Log in to Sketch Engine (or click Home) and select WebBootCaT.


(1) name of the corpus as it will appear in the system can be changed later

(2) language whose settings will be used to process the data (my language is not on the list)

(3) Input type:

Seed words

define the topic by providing a list of words directly related to the topic (see details below)

URLs (web pages)

provide a list of urls (web pages) which should be downloaded, only the urls provided will be downloaded, links pointing to other pages will be ignored

the urls must be seprated by a white space (space character, new line/paragraph)


Web site

Download the whole website (up to the limit of 1,000 pages maximum). A download of a large website may take longer than the seed word and URL options. Sketch Engine only downloads one page every few seconds to avoid being blocked form access to the website. A download of a 1,000-page site might take about 3 hours (6 hours for trial users).
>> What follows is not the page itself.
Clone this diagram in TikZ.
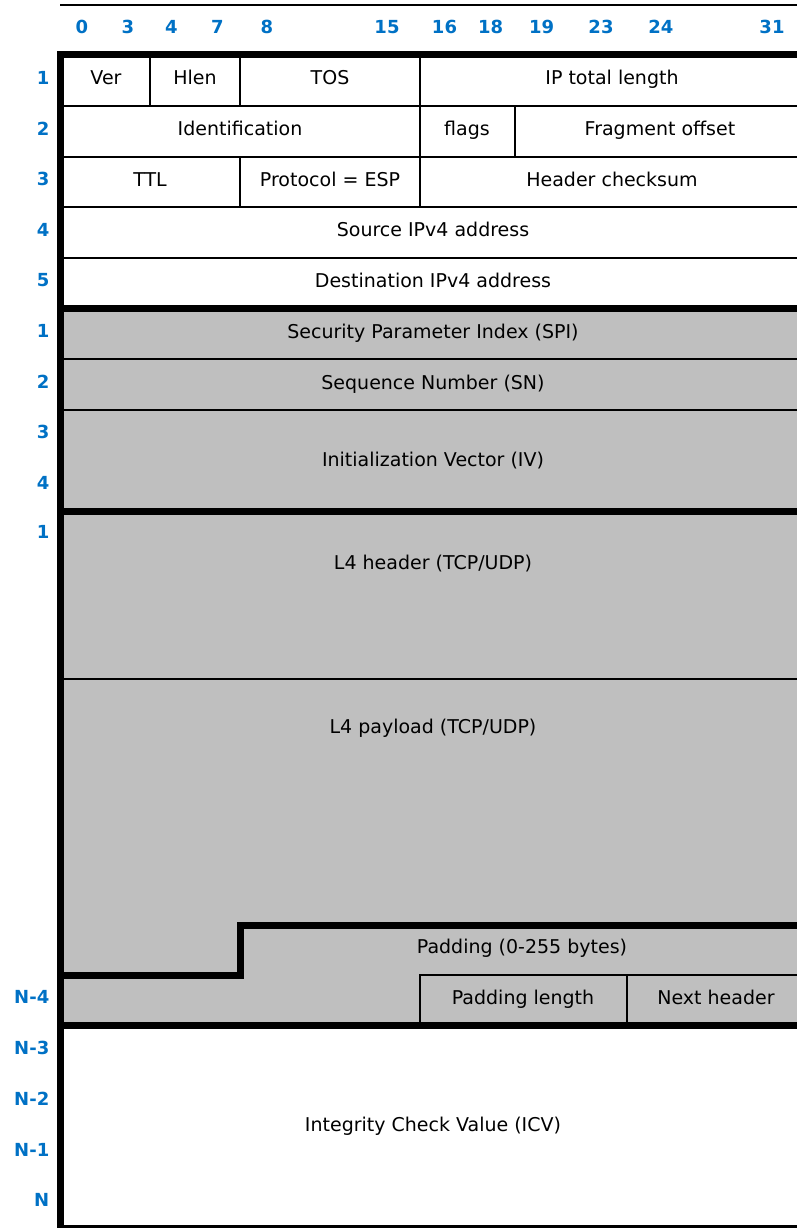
\documentclass[tikz,border=0pt]{standalone}
\usepackage{fontspec}
\setmainfont{DejaVu Sans}
\definecolor{numblue}{RGB}{0,113,197}
\definecolor{fillgray}{RGB}{191,191,191}
\begin{document}
\begin{tikzpicture}[x=1pt,y=-1pt,
  frame/.style={line width=7pt, line cap=butt, line join=miter},
  thinline/.style={line width=1.8pt},
  lbl/.style={font=\fontsize{19}{22}\selectfont, anchor=base, inner sep=0pt},
  bitnum/.style={font=\fontsize{18}{21}\selectfont\bfseries, text=numblue, inner sep=0pt},
  rownum/.style={bitnum, anchor=east}
]
\useasboundingbox (0,0) rectangle (797,1228);
\clip (0,0) rectangle (797,1228);

% fills
\fill[white] (60,55) rectangle (810,308.5);
\fill[fillgray] (60,308.5) rectangle (810,1025.5);
\fill[white] (60,1025.5) rectangle (810,1228);

% top thin line
\draw[line width=2pt] (60,5) -- (810,5);

% thin row lines
\foreach \yy in {106,157,207,258,359,410,679}
  \draw[thinline] (60,\yy) -- (810,\yy);

% thin dividers IP header
\draw[thinline] (150,55) -- (150,106);
\draw[thinline] (240,55) -- (240,106);
\draw[thinline] (420,55) -- (420,106);
\draw[thinline] (420,106) -- (420,157);
\draw[thinline] (515,106) -- (515,157);
\draw[thinline] (240,157) -- (240,207);
\draw[thinline] (420,157) -- (420,207);

% padding length / next header boxes
\draw[thinline] (420,1025) -- (420,975) -- (810,975);
\draw[thinline] (627,975) -- (627,1025);

% thick frame lines
\draw[frame] (60,55) -- (810,55);
\draw[frame] (60,308.5) -- (810,308.5);
\draw[frame] (60,511) -- (810,511);
\draw[frame] (60,975) -- (240,975) -- (240,925) -- (810,925);
\draw[frame] (60,1025.5) -- (810,1025.5);
\draw[frame] (60,1228.5) -- (810,1228.5);
\draw[frame] (60,51.5) -- (60,1232);

% bit numbers
\node[bitnum] (b0)  at (82,27) {0};
\node[bitnum] (b3)  at (128,27) {3};
\node[bitnum] (b4)  at (171.5,27) {4};
\node[bitnum] (b7)  at (217.5,27) {7};
\node[bitnum] (b8)  at (267,27) {8};
\node[bitnum] (b15) at (387,27) {15};
\node[bitnum] (b16) at (444.5,27) {16};
\node[bitnum] (b18) at (490.7,27) {18};
\node[bitnum] (b19) at (541.7,27) {19};
\node[bitnum] (b23) at (601,27) {23};
\node[bitnum] (b24) at (660.8,27) {24};
\node[bitnum] (b31) at (772,27) {31};

% row numbers
\node[rownum] (r1)  at (49.5,78) {1};
\node[rownum] (r2)  at (49.5,128.5) {2};
\node[rownum] (r3)  at (49.5,179) {3};
\node[rownum] (r4)  at (49.5,229.5) {4};
\node[rownum] (r5)  at (49.5,280) {5};
\node[rownum] (e1)  at (49.5,331) {1};
\node[rownum] (e2)  at (49.5,382) {2};
\node[rownum] (e3)  at (49.5,432) {3};
\node[rownum] (e4)  at (49.5,483) {4};
\node[rownum] (l1)  at (49.5,532) {1};
\node[rownum] (n4)  at (49.5,997) {N-4};
\node[rownum] (n3)  at (49.5,1047.5) {N-3};
\node[rownum] (n2)  at (49.5,1098.7) {N-2};
\node[rownum] (n1)  at (49.5,1149.5) {N-1};
\node[rownum] (n0)  at (49.5,1199.7) {N};

% field labels
\node[lbl] (ver)   at (106,85) {Ver};
\node[lbl] (hlen)  at (195,85) {Hlen};
\node[lbl] (tos)   at (330,85) {TOS};
\node[lbl] (iptl)  at (612,85) {IP total length};
\node[lbl] (ident) at (240,135.5) {Identification};
\node[lbl] (flags) at (467,135.5) {flags};
\node[lbl] (frag)  at (660,135.5) {Fragment offset};
\node[lbl] (ttl)   at (150,186) {TTL};
\node[lbl] (proto) at (330,186) {Protocol = ESP};
\node[lbl] (hcs)   at (612,186) {Header checksum};
\node[lbl] (src)   at (433,236.5) {Source IPv4 address};
\node[lbl] (dst)   at (433,287) {Destination IPv4 address};
\node[lbl] (spi)   at (433,338) {Security Parameter Index (SPI)};
\node[lbl] (sn)    at (433,389) {Sequence Number (SN)};
\node[lbl] (iv)    at (433,466) {Initialization Vector (IV)};
\node[lbl] (l4h)   at (433,569) {L4 header (TCP/UDP)};
\node[lbl] (l4p)   at (433,733) {L4 payload (TCP/UDP)};
\node[lbl] (pad)   at (522,953) {Padding (0-255 bytes)};
\node[lbl] (padl)  at (523,1004) {Padding length};
\node[lbl] (nh)    at (716,1004) {Next header};
\node[lbl] (icv)   at (433,1131) {Integrity Check Value (ICV)};
\end{tikzpicture}
\end{document}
The process runs in the background, you can log out of Sketch Engine or continue using Sketch Engine while the process is running.

(4) (if the Seed words option is selected) type between 3 and 20 keywords separated by a white space, enclose phrases in double quotes (20 is recommended, less than 8 might be too low, more than 40 is useless, rare words may produce less but more accurate results). Words do not have to be written in all forms, the basic form, e.g. be, is sufficient.

(5) if you cannot think of enough keywords, point Sketch Engine to one or more Wikipedia articles. Sketch Engine will extract terminology from the articles. You can select which terminology should be used as seed words.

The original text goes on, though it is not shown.